>>>
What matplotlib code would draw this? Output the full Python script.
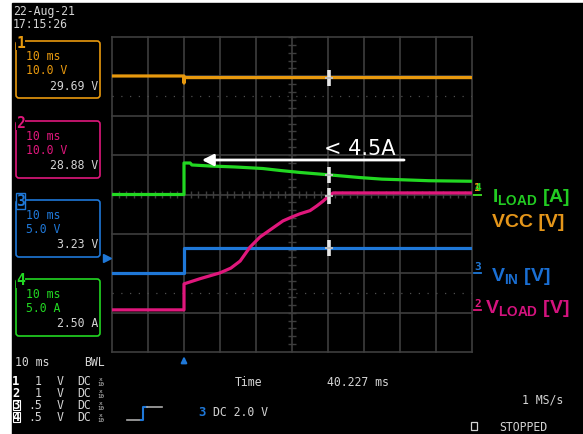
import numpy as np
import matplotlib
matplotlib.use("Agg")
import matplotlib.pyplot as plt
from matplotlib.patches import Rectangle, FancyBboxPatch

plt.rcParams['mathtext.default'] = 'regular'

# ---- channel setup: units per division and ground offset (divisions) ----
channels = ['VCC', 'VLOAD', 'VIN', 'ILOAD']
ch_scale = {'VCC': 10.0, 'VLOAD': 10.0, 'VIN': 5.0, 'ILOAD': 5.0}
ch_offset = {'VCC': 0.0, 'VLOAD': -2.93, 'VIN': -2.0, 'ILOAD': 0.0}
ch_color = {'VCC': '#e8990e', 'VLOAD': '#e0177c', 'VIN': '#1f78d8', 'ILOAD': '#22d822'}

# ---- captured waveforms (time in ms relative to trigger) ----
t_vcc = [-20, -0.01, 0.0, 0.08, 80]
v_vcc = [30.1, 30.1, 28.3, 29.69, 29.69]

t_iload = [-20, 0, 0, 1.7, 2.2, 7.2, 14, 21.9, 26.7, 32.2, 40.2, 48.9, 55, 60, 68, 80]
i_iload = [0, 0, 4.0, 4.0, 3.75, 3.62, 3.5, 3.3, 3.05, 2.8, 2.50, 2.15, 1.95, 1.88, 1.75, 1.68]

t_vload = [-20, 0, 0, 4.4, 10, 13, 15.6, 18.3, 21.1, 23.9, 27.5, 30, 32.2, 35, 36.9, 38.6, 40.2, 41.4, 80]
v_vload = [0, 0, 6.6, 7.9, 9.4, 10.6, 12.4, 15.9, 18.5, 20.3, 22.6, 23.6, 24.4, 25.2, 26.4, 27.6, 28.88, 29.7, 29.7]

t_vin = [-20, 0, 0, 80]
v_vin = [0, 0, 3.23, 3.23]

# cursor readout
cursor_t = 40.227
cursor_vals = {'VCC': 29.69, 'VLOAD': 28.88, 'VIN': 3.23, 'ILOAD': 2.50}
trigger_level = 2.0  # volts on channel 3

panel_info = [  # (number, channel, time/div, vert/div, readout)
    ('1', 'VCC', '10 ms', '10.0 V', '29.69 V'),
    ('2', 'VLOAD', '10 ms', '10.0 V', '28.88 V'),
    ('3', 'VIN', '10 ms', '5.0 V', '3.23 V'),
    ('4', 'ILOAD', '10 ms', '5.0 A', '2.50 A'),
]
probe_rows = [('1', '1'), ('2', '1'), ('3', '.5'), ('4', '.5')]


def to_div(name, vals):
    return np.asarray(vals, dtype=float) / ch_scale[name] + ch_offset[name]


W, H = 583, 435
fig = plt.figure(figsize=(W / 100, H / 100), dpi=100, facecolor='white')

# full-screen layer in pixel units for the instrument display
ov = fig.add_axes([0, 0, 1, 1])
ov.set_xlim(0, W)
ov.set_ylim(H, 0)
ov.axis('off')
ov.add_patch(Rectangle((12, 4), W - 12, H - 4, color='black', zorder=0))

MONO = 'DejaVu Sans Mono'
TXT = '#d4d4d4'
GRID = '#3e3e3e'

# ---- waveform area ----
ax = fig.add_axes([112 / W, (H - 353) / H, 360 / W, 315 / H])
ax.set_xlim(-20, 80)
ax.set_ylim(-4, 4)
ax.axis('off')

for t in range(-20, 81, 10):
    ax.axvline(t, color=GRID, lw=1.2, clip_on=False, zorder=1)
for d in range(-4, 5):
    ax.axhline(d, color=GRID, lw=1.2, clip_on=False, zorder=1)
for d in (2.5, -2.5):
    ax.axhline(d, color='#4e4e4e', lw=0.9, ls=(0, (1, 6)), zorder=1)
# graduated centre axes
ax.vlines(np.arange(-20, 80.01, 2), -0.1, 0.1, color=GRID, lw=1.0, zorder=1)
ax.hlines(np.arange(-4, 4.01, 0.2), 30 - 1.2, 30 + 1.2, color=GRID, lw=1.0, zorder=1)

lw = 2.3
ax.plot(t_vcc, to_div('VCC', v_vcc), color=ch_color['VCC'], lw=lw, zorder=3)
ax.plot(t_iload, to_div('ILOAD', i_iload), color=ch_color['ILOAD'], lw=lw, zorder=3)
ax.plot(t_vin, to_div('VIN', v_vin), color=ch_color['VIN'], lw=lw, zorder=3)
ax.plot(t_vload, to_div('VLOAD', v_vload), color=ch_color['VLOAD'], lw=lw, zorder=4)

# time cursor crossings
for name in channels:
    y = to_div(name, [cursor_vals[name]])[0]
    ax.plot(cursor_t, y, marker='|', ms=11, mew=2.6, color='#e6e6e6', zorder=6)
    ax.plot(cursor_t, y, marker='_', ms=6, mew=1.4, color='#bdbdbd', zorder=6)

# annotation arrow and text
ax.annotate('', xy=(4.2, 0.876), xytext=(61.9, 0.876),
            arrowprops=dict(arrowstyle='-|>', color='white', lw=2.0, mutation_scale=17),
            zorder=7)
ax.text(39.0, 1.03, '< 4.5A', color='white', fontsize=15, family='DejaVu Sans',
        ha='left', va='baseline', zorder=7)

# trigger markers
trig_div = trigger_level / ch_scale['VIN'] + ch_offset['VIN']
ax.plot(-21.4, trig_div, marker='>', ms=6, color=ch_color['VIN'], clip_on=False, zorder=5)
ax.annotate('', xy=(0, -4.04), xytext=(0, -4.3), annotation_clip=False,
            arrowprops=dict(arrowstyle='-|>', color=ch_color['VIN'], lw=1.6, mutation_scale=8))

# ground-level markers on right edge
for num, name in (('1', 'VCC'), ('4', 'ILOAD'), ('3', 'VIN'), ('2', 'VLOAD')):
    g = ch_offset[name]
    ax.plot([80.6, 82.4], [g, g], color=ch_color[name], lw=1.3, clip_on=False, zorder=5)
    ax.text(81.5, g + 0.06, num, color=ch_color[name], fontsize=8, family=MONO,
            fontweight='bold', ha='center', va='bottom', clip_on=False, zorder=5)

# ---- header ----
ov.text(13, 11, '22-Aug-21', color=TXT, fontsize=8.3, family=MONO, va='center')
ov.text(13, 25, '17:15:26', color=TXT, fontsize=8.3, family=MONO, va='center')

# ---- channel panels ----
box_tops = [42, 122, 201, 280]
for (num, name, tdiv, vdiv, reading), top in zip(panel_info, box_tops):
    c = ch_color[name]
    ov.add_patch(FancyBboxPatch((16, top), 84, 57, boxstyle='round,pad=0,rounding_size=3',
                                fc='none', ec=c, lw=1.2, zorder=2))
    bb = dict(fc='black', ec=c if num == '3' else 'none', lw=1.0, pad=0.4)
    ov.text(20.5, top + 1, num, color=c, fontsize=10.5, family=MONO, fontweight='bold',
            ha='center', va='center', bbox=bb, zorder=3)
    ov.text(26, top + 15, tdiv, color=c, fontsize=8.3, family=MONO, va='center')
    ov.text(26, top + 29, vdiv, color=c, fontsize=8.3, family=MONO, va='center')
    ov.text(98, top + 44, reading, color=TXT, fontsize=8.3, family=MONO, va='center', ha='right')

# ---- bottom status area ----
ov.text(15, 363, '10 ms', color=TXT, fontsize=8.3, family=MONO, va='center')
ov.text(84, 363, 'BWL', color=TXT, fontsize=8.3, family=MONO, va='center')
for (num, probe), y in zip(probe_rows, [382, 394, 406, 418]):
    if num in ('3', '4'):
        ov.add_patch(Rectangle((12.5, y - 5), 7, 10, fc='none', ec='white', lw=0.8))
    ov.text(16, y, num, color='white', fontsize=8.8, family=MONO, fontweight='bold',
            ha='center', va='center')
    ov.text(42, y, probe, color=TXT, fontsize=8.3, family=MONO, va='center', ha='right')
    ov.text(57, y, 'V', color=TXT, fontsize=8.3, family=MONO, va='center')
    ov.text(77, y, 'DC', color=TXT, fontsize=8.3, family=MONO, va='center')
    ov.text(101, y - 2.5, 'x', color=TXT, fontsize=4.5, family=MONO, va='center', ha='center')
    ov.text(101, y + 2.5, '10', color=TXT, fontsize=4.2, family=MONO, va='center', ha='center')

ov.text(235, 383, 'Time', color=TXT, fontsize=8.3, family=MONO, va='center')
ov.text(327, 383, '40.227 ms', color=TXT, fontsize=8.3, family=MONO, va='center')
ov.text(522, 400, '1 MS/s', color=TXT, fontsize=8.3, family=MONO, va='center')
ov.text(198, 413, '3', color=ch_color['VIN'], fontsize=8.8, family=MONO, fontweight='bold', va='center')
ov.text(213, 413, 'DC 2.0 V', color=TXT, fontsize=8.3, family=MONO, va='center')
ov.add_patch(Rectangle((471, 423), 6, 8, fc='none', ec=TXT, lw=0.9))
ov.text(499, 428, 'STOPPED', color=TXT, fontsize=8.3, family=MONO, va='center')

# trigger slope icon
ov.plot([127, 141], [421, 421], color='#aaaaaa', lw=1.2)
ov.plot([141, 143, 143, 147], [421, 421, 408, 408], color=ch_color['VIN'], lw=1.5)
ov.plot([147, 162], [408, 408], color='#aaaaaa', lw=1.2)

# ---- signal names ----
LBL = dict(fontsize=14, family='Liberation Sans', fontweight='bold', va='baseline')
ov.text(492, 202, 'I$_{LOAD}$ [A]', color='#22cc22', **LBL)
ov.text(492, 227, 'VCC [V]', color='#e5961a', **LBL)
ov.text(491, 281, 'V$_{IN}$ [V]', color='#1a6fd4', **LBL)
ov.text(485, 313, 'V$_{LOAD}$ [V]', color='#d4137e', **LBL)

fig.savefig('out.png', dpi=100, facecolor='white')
<<<
>>>
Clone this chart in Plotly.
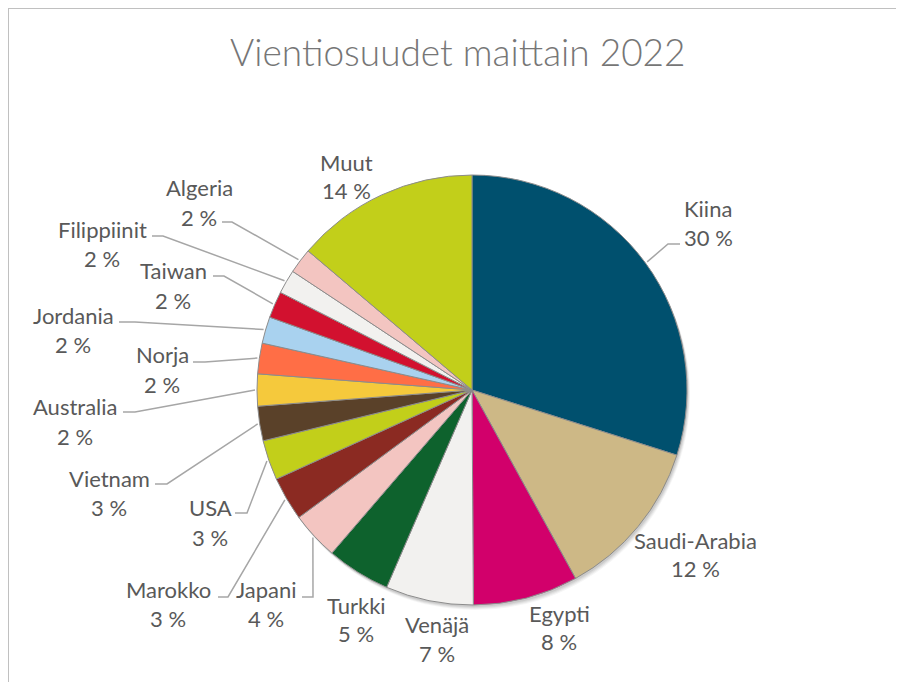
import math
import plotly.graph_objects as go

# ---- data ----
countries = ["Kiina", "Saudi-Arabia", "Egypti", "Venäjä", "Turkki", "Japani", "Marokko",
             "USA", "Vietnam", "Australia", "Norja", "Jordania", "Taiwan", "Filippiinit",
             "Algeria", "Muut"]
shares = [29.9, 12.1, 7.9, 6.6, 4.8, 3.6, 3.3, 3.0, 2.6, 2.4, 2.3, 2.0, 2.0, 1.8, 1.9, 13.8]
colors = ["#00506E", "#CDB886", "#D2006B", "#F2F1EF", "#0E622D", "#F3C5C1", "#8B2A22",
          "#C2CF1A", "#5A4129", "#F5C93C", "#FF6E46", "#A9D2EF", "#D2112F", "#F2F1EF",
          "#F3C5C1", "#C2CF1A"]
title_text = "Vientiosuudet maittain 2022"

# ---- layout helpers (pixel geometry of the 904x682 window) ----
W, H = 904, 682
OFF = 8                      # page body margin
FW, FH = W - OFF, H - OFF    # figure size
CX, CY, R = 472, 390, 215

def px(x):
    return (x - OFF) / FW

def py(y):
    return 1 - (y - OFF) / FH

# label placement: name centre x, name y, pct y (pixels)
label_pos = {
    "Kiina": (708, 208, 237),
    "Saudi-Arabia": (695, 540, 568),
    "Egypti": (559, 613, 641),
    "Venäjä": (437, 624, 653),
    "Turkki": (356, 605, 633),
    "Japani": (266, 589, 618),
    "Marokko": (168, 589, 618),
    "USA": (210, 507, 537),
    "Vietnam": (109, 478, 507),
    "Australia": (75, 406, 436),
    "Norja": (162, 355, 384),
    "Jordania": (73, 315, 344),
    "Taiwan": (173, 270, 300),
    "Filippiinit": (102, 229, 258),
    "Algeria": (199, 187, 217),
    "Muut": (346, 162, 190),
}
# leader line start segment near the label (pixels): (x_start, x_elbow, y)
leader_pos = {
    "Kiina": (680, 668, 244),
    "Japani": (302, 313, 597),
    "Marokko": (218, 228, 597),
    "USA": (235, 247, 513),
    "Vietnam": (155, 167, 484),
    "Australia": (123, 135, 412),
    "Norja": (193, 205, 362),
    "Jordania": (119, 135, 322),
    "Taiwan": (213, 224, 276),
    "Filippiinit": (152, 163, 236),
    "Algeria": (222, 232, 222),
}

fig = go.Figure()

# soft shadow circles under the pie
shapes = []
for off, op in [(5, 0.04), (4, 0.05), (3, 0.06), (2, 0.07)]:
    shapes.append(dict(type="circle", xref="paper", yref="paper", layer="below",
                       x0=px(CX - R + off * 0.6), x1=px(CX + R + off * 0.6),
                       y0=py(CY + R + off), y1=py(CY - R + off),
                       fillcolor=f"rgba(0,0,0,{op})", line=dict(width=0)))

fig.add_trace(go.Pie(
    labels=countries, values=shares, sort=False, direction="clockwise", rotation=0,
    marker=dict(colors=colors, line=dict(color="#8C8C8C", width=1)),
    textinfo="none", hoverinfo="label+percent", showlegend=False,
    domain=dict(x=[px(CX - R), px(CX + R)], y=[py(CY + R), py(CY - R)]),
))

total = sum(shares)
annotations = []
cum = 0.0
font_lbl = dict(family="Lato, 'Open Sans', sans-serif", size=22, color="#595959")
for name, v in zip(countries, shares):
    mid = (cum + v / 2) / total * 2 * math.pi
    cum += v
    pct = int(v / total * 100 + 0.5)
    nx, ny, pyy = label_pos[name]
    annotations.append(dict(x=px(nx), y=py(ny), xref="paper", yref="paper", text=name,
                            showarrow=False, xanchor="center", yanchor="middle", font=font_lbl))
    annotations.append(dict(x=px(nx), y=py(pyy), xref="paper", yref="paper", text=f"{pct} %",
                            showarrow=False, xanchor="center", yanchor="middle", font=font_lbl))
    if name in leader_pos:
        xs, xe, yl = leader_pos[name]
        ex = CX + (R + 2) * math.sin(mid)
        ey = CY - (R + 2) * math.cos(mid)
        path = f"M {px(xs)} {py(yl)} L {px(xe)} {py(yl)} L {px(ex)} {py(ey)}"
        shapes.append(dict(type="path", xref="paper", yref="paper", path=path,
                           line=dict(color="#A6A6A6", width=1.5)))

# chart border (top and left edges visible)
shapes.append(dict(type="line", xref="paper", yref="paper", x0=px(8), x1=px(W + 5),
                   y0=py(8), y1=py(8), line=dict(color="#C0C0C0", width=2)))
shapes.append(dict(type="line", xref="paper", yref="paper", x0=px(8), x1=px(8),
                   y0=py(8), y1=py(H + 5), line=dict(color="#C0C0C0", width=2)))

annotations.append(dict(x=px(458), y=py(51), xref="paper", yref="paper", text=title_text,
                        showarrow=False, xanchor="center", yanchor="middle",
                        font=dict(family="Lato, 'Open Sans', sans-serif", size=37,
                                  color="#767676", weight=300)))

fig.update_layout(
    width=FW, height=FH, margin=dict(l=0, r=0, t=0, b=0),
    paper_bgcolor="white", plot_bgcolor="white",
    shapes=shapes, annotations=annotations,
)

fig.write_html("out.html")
<<<
* TASK DESCRIPTION *
Everything above from the line with "Clone this chart in Plotly." through the line with "return 1 - (y - OFF) / FH" should be retyped exactly, and nothing else; omit pictures.

* RESPONSE TO THIS EXERCISE *
Clone this chart in Plotly.
import math
import plotly.graph_objects as go

# ---- data ----
countries = ["Kiina", "Saudi-Arabia", "Egypti", "Venäjä", "Turkki", "Japani", "Marokko",
             "USA", "Vietnam", "Australia", "Norja", "Jordania", "Taiwan", "Filippiinit",
             "Algeria", "Muut"]
shares = [29.9, 12.1, 7.9, 6.6, 4.8, 3.6, 3.3, 3.0, 2.6, 2.4, 2.3, 2.0, 2.0, 1.8, 1.9, 13.8]
colors = ["#00506E", "#CDB886", "#D2006B", "#F2F1EF", "#0E622D", "#F3C5C1", "#8B2A22",
          "#C2CF1A", "#5A4129", "#F5C93C", "#FF6E46", "#A9D2EF", "#D2112F", "#F2F1EF",
          "#F3C5C1", "#C2CF1A"]
title_text = "Vientiosuudet maittain 2022"

# ---- layout helpers (pixel geometry of the 904x682 window) ----
W, H = 904, 682
OFF = 8                      # page body margin
FW, FH = W - OFF, H - OFF    # figure size
CX, CY, R = 472, 390, 215

def px(x):
    return (x - OFF) / FW

def py(y):
    return 1 - (y - OFF) / FH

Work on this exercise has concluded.